## begin Supplied material
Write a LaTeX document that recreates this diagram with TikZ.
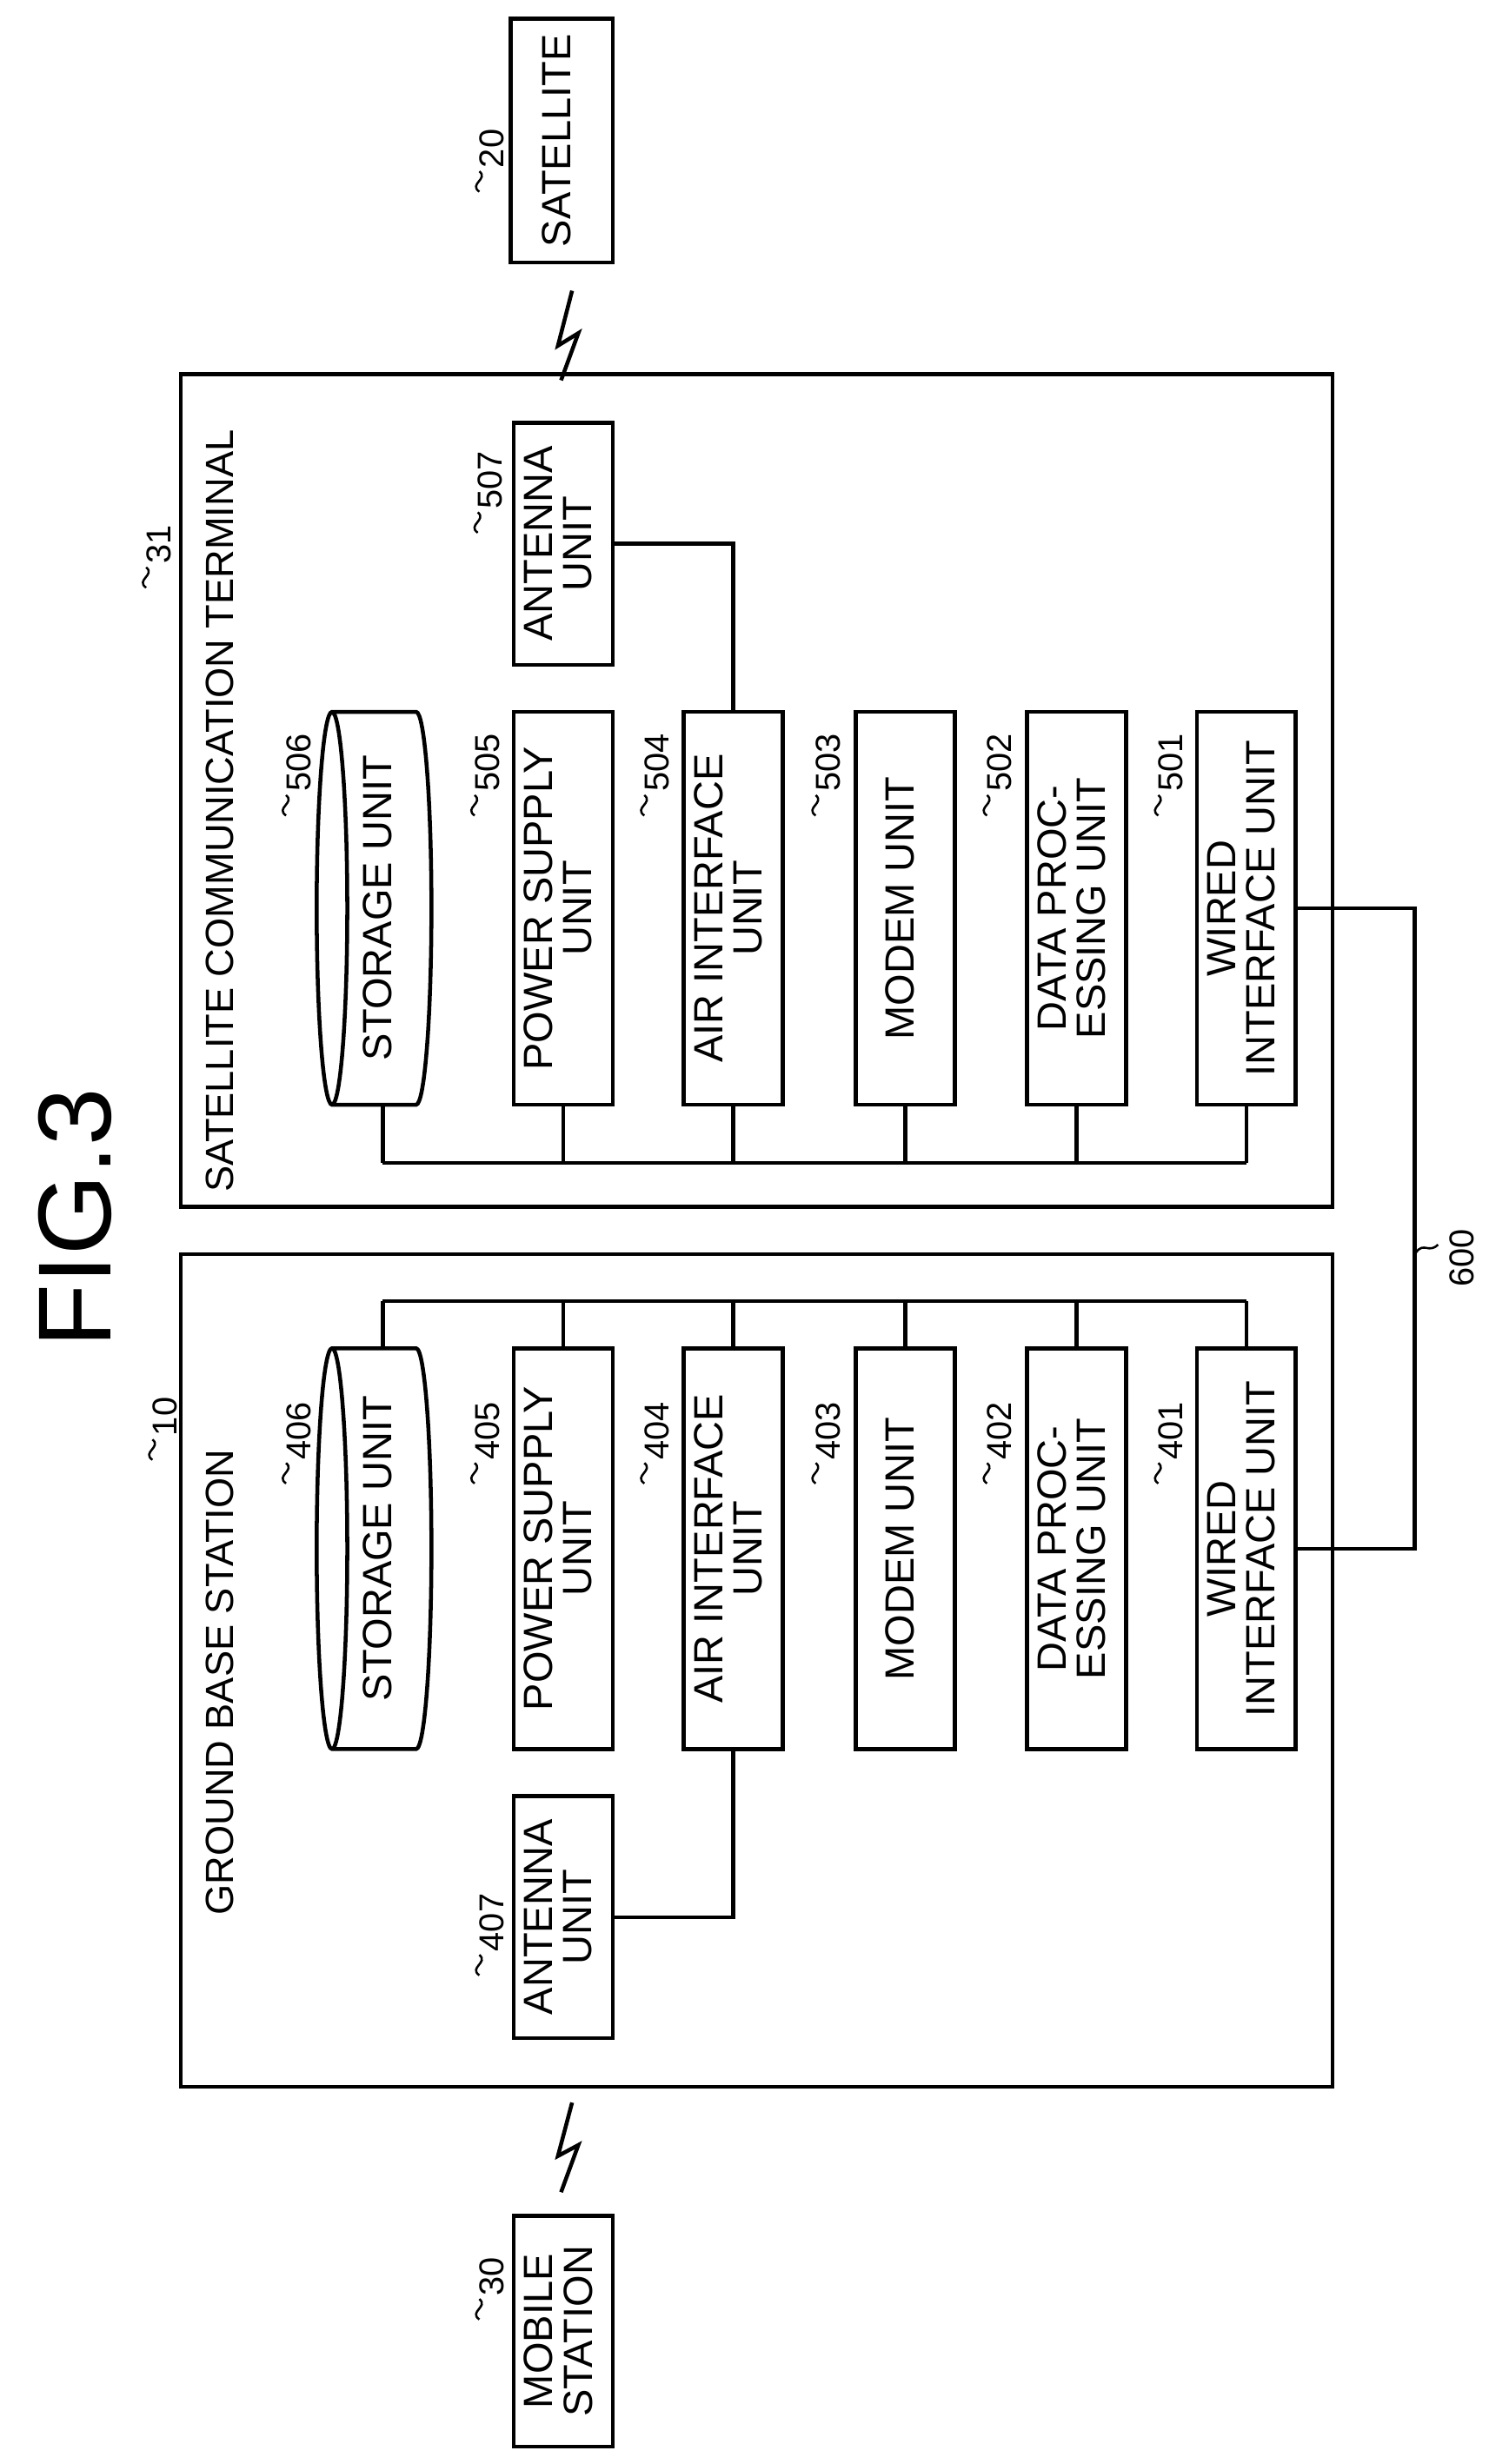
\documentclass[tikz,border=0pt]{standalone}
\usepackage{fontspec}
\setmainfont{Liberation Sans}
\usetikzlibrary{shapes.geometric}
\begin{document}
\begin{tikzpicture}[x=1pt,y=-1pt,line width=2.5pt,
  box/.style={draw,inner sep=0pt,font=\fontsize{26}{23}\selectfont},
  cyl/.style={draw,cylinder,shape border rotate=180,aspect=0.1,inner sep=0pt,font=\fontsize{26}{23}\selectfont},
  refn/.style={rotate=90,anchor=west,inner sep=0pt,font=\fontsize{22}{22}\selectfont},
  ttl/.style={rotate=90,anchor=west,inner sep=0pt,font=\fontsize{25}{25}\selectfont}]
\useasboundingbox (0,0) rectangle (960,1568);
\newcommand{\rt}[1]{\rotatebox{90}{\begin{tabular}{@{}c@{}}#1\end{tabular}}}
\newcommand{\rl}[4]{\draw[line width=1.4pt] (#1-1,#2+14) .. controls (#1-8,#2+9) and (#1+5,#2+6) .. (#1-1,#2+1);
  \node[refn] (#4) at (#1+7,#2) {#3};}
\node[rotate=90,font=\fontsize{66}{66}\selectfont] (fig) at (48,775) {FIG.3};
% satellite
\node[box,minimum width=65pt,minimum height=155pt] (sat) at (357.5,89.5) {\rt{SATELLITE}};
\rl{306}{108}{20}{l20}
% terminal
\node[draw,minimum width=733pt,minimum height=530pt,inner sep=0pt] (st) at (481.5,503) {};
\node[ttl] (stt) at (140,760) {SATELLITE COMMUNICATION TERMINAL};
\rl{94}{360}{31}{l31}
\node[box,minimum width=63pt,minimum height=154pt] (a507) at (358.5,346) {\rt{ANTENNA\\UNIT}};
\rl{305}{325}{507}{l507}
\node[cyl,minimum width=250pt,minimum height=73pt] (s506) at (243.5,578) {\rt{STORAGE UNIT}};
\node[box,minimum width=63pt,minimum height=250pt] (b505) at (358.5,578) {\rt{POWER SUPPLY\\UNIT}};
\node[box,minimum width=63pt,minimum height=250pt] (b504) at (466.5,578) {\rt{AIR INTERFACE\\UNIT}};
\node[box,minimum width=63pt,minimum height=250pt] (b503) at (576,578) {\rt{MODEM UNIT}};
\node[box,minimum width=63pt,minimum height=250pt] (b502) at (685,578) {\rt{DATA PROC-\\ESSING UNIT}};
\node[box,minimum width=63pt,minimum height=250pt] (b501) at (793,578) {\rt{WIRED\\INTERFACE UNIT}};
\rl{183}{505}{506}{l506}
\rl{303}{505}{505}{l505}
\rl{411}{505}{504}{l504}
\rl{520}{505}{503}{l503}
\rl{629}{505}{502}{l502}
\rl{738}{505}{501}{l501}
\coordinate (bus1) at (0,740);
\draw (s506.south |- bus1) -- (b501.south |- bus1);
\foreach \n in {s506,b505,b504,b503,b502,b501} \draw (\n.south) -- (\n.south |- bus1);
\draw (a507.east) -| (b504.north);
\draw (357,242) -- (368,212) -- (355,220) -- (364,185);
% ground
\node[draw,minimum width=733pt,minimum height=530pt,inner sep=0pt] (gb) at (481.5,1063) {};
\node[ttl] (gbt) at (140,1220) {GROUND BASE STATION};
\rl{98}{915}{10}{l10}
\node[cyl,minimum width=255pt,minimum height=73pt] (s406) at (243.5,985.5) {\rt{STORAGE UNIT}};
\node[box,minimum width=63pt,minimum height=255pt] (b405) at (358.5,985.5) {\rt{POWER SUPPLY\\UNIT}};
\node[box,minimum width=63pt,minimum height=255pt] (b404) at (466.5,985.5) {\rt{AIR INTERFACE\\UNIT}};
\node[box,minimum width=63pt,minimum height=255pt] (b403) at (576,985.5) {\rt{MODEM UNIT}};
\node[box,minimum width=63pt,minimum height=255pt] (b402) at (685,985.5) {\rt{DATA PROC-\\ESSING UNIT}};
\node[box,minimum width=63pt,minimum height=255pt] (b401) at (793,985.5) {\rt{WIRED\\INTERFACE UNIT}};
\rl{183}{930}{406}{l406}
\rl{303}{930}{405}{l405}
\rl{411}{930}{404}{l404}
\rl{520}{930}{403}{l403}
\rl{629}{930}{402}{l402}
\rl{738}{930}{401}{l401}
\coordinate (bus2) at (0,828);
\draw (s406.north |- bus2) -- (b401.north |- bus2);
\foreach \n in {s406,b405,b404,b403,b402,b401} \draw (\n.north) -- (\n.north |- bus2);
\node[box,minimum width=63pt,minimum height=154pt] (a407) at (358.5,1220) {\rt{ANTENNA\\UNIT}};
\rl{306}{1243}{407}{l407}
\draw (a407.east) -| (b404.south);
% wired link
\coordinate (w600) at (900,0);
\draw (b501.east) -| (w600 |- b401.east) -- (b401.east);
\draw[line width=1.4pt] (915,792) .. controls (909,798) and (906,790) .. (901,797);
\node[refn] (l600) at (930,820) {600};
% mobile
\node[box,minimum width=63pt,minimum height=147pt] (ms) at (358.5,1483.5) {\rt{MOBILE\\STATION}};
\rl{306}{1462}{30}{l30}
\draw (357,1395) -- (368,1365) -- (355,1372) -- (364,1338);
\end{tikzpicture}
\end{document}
## end Supplied material
-- Task statement --
Copy the material above exactly and drop the pictures.

-- Completed exercise --
Write a LaTeX document that recreates this diagram with TikZ.
\documentclass[tikz,border=0pt]{standalone}
\usepackage{fontspec}
\setmainfont{Liberation Sans}
\usetikzlibrary{shapes.geometric}
\begin{document}
\begin{tikzpicture}[x=1pt,y=-1pt,line width=2.5pt,
  box/.style={draw,inner sep=0pt,font=\fontsize{26}{23}\selectfont},
  cyl/.style={draw,cylinder,shape border rotate=180,aspect=0.1,inner sep=0pt,font=\fontsize{26}{23}\selectfont},
  refn/.style={rotate=90,anchor=west,inner sep=0pt,font=\fontsize{22}{22}\selectfont},
  ttl/.style={rotate=90,anchor=west,inner sep=0pt,font=\fontsize{25}{25}\selectfont}]
\useasboundingbox (0,0) rectangle (960,1568);
\newcommand{\rt}[1]{\rotatebox{90}{\begin{tabular}{@{}c@{}}#1\end{tabular}}}
\newcommand{\rl}[4]{\draw[line width=1.4pt] (#1-1,#2+14) .. controls (#1-8,#2+9) and (#1+5,#2+6) .. (#1-1,#2+1);
  \node[refn] (#4) at (#1+7,#2) {#3};}
\node[rotate=90,font=\fontsize{66}{66}\selectfont] (fig) at (48,775) {FIG.3};
% satellite
\node[box,minimum width=65pt,minimum height=155pt] (sat) at (357.5,89.5) {\rt{SATELLITE}};
\rl{306}{108}{20}{l20}
% terminal
\node[draw,minimum width=733pt,minimum height=530pt,inner sep=0pt] (st) at (481.5,503) {};
\node[ttl] (stt) at (140,760) {SATELLITE COMMUNICATION TERMINAL};
\rl{94}{360}{31}{l31}
\node[box,minimum width=63pt,minimum height=154pt] (a507) at (358.5,346) {\rt{ANTENNA\\UNIT}};
\rl{305}{325}{507}{l507}
\node[cyl,minimum width=250pt,minimum height=73pt] (s506) at (243.5,578) {\rt{STORAGE UNIT}};
\node[box,minimum width=63pt,minimum height=250pt] (b505) at (358.5,578) {\rt{POWER SUPPLY\\UNIT}};
\node[box,minimum width=63pt,minimum height=250pt] (b504) at (466.5,578) {\rt{AIR INTERFACE\\UNIT}};
\node[box,minimum width=63pt,minimum height=250pt] (b503) at (576,578) {\rt{MODEM UNIT}};
\node[box,minimum width=63pt,minimum height=250pt] (b502) at (685,578) {\rt{DATA PROC-\\ESSING UNIT}};
\node[box,minimum width=63pt,minimum height=250pt] (b501) at (793,578) {\rt{WIRED\\INTERFACE UNIT}};
\rl{183}{505}{506}{l506}
\rl{303}{505}{505}{l505}
\rl{411}{505}{504}{l504}
\rl{520}{505}{503}{l503}
\rl{629}{505}{502}{l502}
\rl{738}{505}{501}{l501}
\coordinate (bus1) at (0,740);
\draw (s506.south |- bus1) -- (b501.south |- bus1);
\foreach \n in {s506,b505,b504,b503,b502,b501} \draw (\n.south) -- (\n.south |- bus1);
\draw (a507.east) -| (b504.north);
\draw (357,242) -- (368,212) -- (355,220) -- (364,185);
% ground
\node[draw,minimum width=733pt,minimum height=530pt,inner sep=0pt] (gb) at (481.5,1063) {};
\node[ttl] (gbt) at (140,1220) {GROUND BASE STATION};
\rl{98}{915}{10}{l10}
\node[cyl,minimum width=255pt,minimum height=73pt] (s406) at (243.5,985.5) {\rt{STORAGE UNIT}};
\node[box,minimum width=63pt,minimum height=255pt] (b405) at (358.5,985.5) {\rt{POWER SUPPLY\\UNIT}};
\node[box,minimum width=63pt,minimum height=255pt] (b404) at (466.5,985.5) {\rt{AIR INTERFACE\\UNIT}};
\node[box,minimum width=63pt,minimum height=255pt] (b403) at (576,985.5) {\rt{MODEM UNIT}};
\node[box,minimum width=63pt,minimum height=255pt] (b402) at (685,985.5) {\rt{DATA PROC-\\ESSING UNIT}};
\node[box,minimum width=63pt,minimum height=255pt] (b401) at (793,985.5) {\rt{WIRED\\INTERFACE UNIT}};
\rl{183}{930}{406}{l406}
\rl{303}{930}{405}{l405}
\rl{411}{930}{404}{l404}
\rl{520}{930}{403}{l403}
\rl{629}{930}{402}{l402}
\rl{738}{930}{401}{l401}
\coordinate (bus2) at (0,828);
\draw (s406.north |- bus2) -- (b401.north |- bus2);
\foreach \n in {s406,b405,b404,b403,b402,b401} \draw (\n.north) -- (\n.north |- bus2);
\node[box,minimum width=63pt,minimum height=154pt] (a407) at (358.5,1220) {\rt{ANTENNA\\UNIT}};
\rl{306}{1243}{407}{l407}
\draw (a407.east) -| (b404.south);
% wired link
\coordinate (w600) at (900,0);
\draw (b501.east) -| (w600 |- b401.east) -- (b401.east);
\draw[line width=1.4pt] (915,792) .. controls (909,798) and (906,790) .. (901,797);
\node[refn] (l600) at (930,820) {600};
% mobile
\node[box,minimum width=63pt,minimum height=147pt] (ms) at (358.5,1483.5) {\rt{MOBILE\\STATION}};
\rl{306}{1462}{30}{l30}
\draw (357,1395) -- (368,1365) -- (355,1372) -- (364,1338);
\end{tikzpicture}
\end{document}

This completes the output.